As a mechanical designer I am often faced with a decision: Should I analyze this mechanism or system? The obvious answer is yes; however, the reality is that there are competing factors that muddy the waters. Competing factors include: Aggressive schedules, cost constraints and resource constraints. The decision to forego an analysis is complex, simple systems or designs that borrow heavily from tried and true designs can often be developed with confidence in the absence of analysis.

The grey area is often the medium complexity semi-unique design where the designer is rushing to make a deadline or is constrained by cost or resources.  Analyses can run the gamut from hand calculation to full 3D dynamic non-linear simulation. The effort to realize an analysis is itself highly non-linear and complex 3D simulations can require weeks of effort and monopolization of the software resource.  In addition, any errors in the setup of the problem can be devastating as the error may not be evident until the results are available.

An antidote to this analysis-resource tug of war can be 2D simulation. Many problems are two dimensional or can be simplified to yield acceptable results with a two dimensional treatment. Typical two dimensional simplifications are planar symmetry (i.e., a section cut through a body or system with planar symmetry) and axis symmetric problems (i.e., a slice from a revolved structure demonstrating polar symmetry). Recognizing a problem is two dimensional or that it can be approximated by a two dimensional simplification can reduce problem setup time significantly and reduce computation time by several orders of magnitude.

Furthermore, the ability to model complex systems involving contact of disparate bodies and large deformation using 3D techniques often necessitated rudimentary meshes due to memory constraints rendering the analysis suspect.
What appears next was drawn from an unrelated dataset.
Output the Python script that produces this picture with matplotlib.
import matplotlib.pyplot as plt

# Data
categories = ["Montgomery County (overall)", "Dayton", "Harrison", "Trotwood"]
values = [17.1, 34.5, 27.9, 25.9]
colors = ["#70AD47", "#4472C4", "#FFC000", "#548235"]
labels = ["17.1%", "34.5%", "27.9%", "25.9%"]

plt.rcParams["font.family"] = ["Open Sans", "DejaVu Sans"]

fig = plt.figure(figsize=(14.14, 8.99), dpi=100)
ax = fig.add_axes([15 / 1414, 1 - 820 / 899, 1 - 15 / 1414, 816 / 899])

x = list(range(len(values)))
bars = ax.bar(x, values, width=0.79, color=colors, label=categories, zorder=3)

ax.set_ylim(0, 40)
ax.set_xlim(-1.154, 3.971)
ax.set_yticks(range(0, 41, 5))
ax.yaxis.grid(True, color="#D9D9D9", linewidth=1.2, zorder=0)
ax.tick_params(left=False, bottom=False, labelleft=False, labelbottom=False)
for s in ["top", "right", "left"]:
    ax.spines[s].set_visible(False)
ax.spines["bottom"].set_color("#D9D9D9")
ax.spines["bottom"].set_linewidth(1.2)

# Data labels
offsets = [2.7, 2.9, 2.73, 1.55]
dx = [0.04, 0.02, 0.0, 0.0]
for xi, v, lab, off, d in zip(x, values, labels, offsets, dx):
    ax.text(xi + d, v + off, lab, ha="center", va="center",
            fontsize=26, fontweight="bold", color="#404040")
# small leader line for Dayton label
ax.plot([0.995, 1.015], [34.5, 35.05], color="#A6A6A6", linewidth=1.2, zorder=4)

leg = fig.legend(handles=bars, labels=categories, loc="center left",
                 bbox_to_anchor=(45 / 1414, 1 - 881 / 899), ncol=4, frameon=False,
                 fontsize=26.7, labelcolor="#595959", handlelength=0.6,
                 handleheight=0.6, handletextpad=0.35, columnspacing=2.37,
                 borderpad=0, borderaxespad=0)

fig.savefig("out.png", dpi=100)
A classic example of the application of a 2D analysis is the design of a plastic snap hook. A section through the snap hook can be rapidly meshed, analyzed and iterated. A hook that snaps into a non-rigid recess is even more challenging and computationally intensive with 3D techniques. A 2D analysis can handle this very quickly and gives the engineer an opportunity to iterate several times in a time frame that makes skipping the analysis difficult to justify. Problems ranging from electrostatics and magnetics to fluids and structural analysis can be rapidly analyzed using 2D techniques. 

Should I analyze this mechanism or system is not a simple question; however, if a 2D simplification can be used the answer is, “How can I afford not to?”